SHORT EXERCISE:
The listing below should be printed exactly, every line of it. Skip the pictures.

GIVEN DATA:
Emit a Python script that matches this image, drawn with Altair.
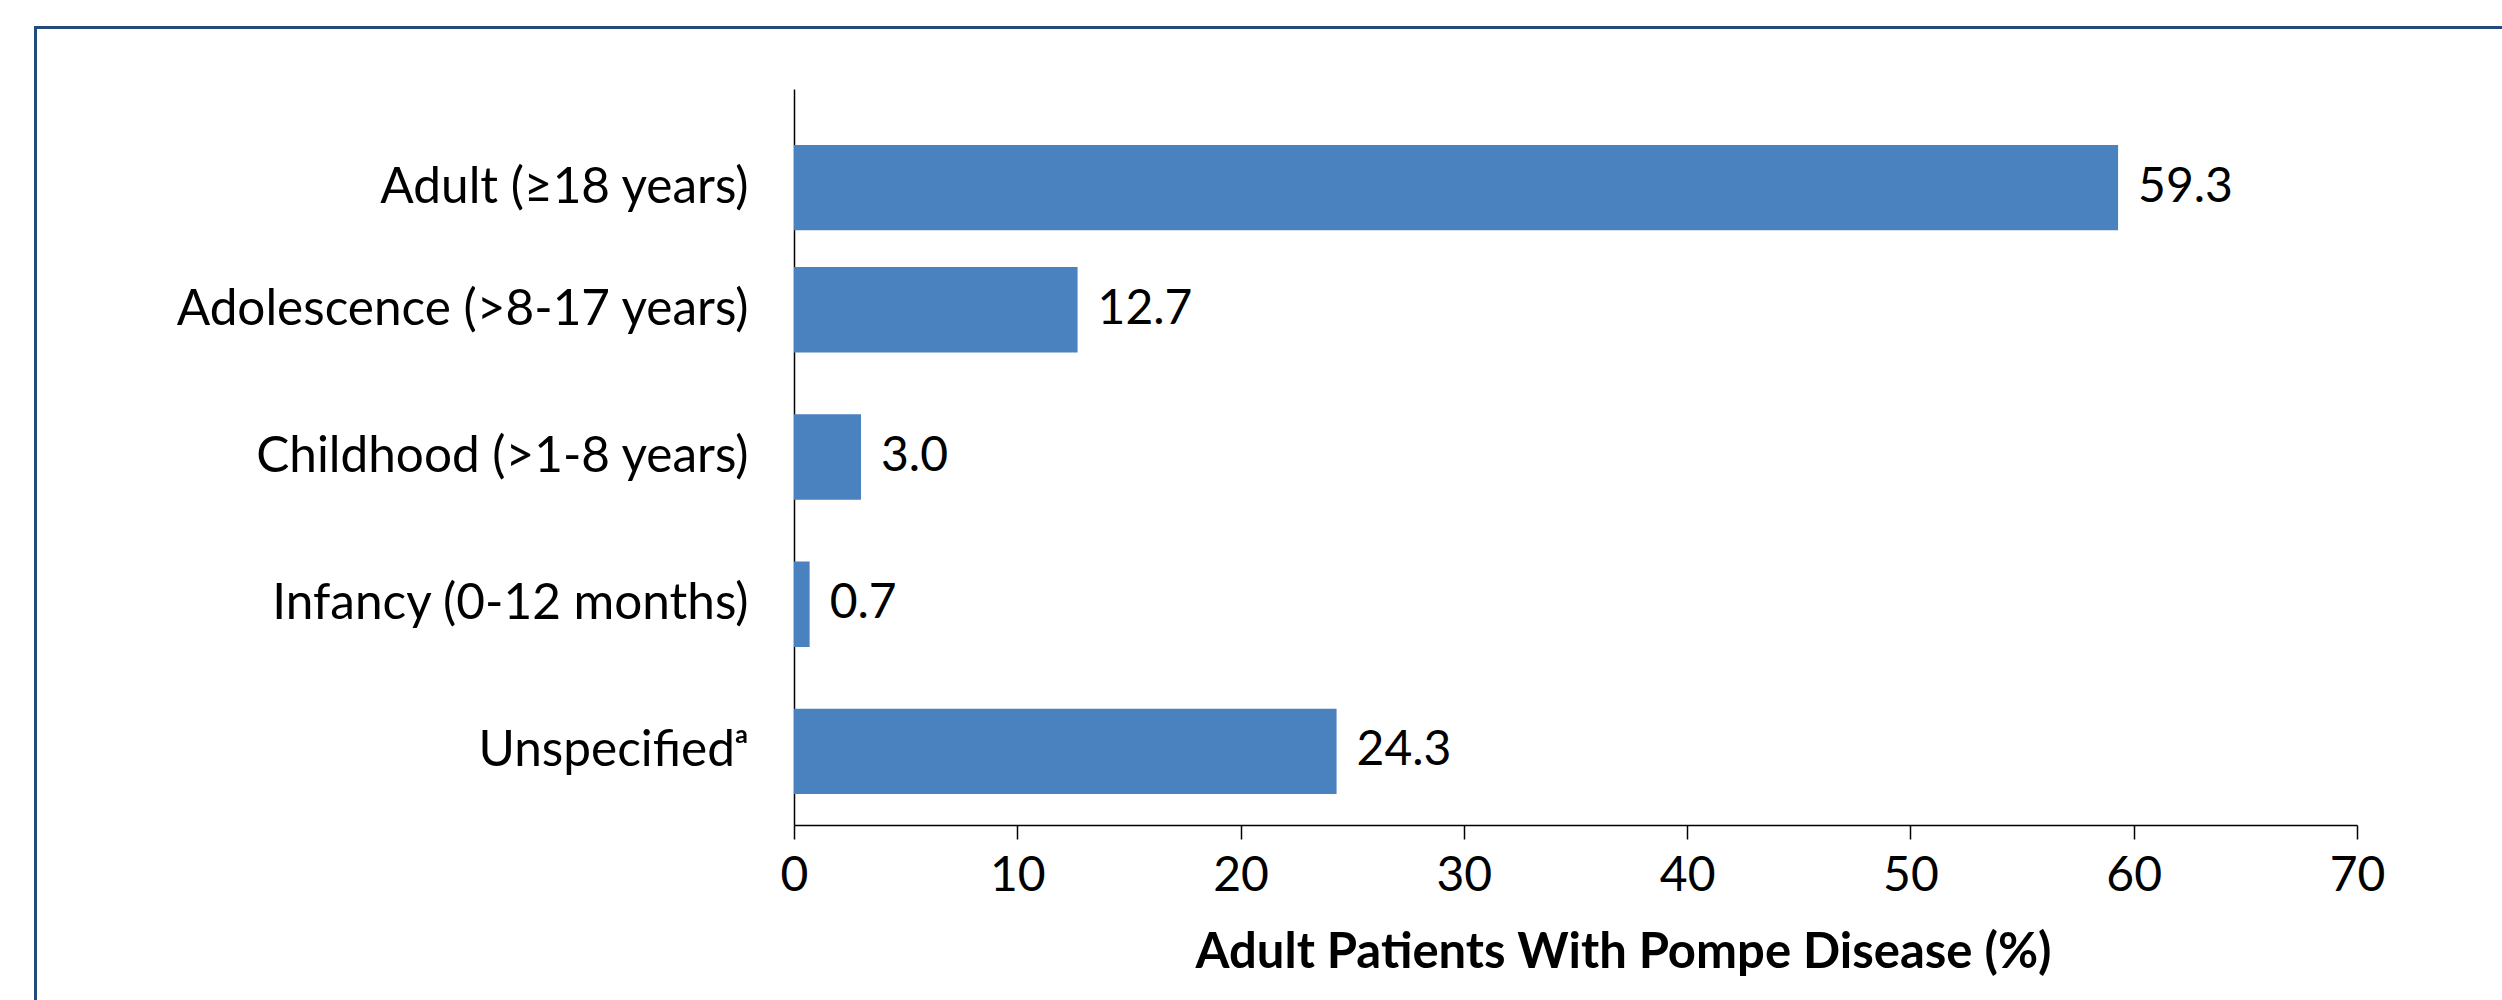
import altair as alt
import pandas as pd

categories = [
    "Adult (≥18 years)",
    "Adolescence (>8-17 years)",
    "Childhood (>1-8 years)",
    "Infancy (0-12 months)",
    "Unspecifiedᵃ",
]
values = [59.3, 12.7, 3.0, 0.7, 24.3]
x_ticks = [0, 10, 20, 30, 40, 50, 60, 70]
x_title = "Adult Patients With Pompe Disease (%)"

df = pd.DataFrame({"category": categories, "value": values})

FONT = "Lato"
BAR = "#4A81BF"
NAVY = "#234A7A"
ADULT = categories[0]
SHIFT = 25

x_enc = alt.X(
    "value:Q",
    title=x_title,
    scale=alt.Scale(domain=[0, 70], nice=False),
    axis=alt.Axis(
        values=x_ticks, grid=False, format="d",
        tickSize=14, tickColor="black", tickWidth=1.5,
        domainColor="black", domainWidth=1.5,
        labelFont=FONT, labelFontSize=48, labelColor="black", labelPadding=13,
        labelFlush=False, labelOverlap=False,
        titleFont=FONT, titleFontSize=49, titleFontWeight="bold", titleColor="black",
        titleX=829, titleY=142, titleAlign="center", titleBaseline="alphabetic",
    ),
)
y_enc = alt.Y(
    "category:N",
    sort=categories,
    title=None,
    scale=alt.Scale(paddingInner=0.42, paddingOuter=0.21),
    axis=alt.Axis(
        ticks=False, grid=False,
        domainColor="black", domainWidth=1.5,
        labelFont=FONT, labelFontSize=49.5, labelColor="black", labelPadding=46,
        labelLimit=0, labelOverlap=False,
        labelOffset={"condition": {"test": f"datum.value == '{ADULT}'", "value": SHIFT}, "value": 0},
    ),
)

base = alt.Chart(df)
is_adult = f"datum.category == '{ADULT}'"
not_adult = f"datum.category != '{ADULT}'"

bars = base.transform_filter(not_adult).mark_bar(color=BAR).encode(x=x_enc, y=y_enc)
bars_adult = base.transform_filter(is_adult).mark_bar(color=BAR, yOffset=SHIFT).encode(x=x_enc, y=y_enc)

txt_kw = dict(align="left", baseline="middle", dx=20, font=FONT, fontSize=48, color="black")
texts = base.transform_filter(not_adult).mark_text(**txt_kw).encode(
    x=x_enc, y=y_enc, text=alt.Text("value:Q", format=".1f"))
texts_adult = base.transform_filter(is_adult).mark_text(yOffset=SHIFT, **txt_kw).encode(
    x=x_enc, y=y_enc, text=alt.Text("value:Q", format=".1f"))

frame = alt.Chart(alt.Data(values=[{}])).mark_rect(
    filled=False, stroke=NAVY, strokeWidth=3
).encode(
    x=alt.value(35.5 - 794), x2=alt.value(2700 - 794),
    y=alt.value(27.5 - 89), y2=alt.value(1200 - 89),
)

chart = alt.layer(frame, bars, bars_adult, texts, texts_adult).properties(
    width=1563,
    height=736,
    autosize=alt.AutoSizeParams(type="none"),
    padding={"left": 794, "top": 89, "right": 145, "bottom": 175},
    background="white",
).configure_view(stroke="transparent")

chart.save("out.html", embed_options={"renderer": "svg", "actions": False})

COMPLETE ANSWER:
Emit a Python script that matches this image, drawn with Altair.
import altair as alt
import pandas as pd

categories = [
    "Adult (≥18 years)",
    "Adolescence (>8-17 years)",
    "Childhood (>1-8 years)",
    "Infancy (0-12 months)",
    "Unspecifiedᵃ",
]
values = [59.3, 12.7, 3.0, 0.7, 24.3]
x_ticks = [0, 10, 20, 30, 40, 50, 60, 70]
x_title = "Adult Patients With Pompe Disease (%)"

df = pd.DataFrame({"category": categories, "value": values})

FONT = "Lato"
BAR = "#4A81BF"
NAVY = "#234A7A"
ADULT = categories[0]
SHIFT = 25

x_enc = alt.X(
    "value:Q",
    title=x_title,
    scale=alt.Scale(domain=[0, 70], nice=False),
    axis=alt.Axis(
        values=x_ticks, grid=False, format="d",
        tickSize=14, tickColor="black", tickWidth=1.5,
        domainColor="black", domainWidth=1.5,
        labelFont=FONT, labelFontSize=48, labelColor="black", labelPadding=13,
        labelFlush=False, labelOverlap=False,
        titleFont=FONT, titleFontSize=49, titleFontWeight="bold", titleColor="black",
        titleX=829, titleY=142, titleAlign="center", titleBaseline="alphabetic",
    ),
)
y_enc = alt.Y(
    "category:N",
    sort=categories,
    title=None,
    scale=alt.Scale(paddingInner=0.42, paddingOuter=0.21),
    axis=alt.Axis(
        ticks=False, grid=False,
        domainColor="black", domainWidth=1.5,
        labelFont=FONT, labelFontSize=49.5, labelColor="black", labelPadding=46,
        labelLimit=0, labelOverlap=False,
        labelOffset={"condition": {"test": f"datum.value == '{ADULT}'", "value": SHIFT}, "value": 0},
    ),
)

base = alt.Chart(df)
is_adult = f"datum.category == '{ADULT}'"
not_adult = f"datum.category != '{ADULT}'"

bars = base.transform_filter(not_adult).mark_bar(color=BAR).encode(x=x_enc, y=y_enc)
bars_adult = base.transform_filter(is_adult).mark_bar(color=BAR, yOffset=SHIFT).encode(x=x_enc, y=y_enc)

txt_kw = dict(align="left", baseline="middle", dx=20, font=FONT, fontSize=48, color="black")
texts = base.transform_filter(not_adult).mark_text(**txt_kw).encode(
    x=x_enc, y=y_enc, text=alt.Text("value:Q", format=".1f"))
texts_adult = base.transform_filter(is_adult).mark_text(yOffset=SHIFT, **txt_kw).encode(
    x=x_enc, y=y_enc, text=alt.Text("value:Q", format=".1f"))

frame = alt.Chart(alt.Data(values=[{}])).mark_rect(
    filled=False, stroke=NAVY, strokeWidth=3
).encode(
    x=alt.value(35.5 - 794), x2=alt.value(2700 - 794),
    y=alt.value(27.5 - 89), y2=alt.value(1200 - 89),
)

chart = alt.layer(frame, bars, bars_adult, texts, texts_adult).properties(
    width=1563,
    height=736,
    autosize=alt.AutoSizeParams(type="none"),
    padding={"left": 794, "top": 89, "right": 145, "bottom": 175},
    background="white",
).configure_view(stroke="transparent")

chart.save("out.html", embed_options={"renderer": "svg", "actions": False})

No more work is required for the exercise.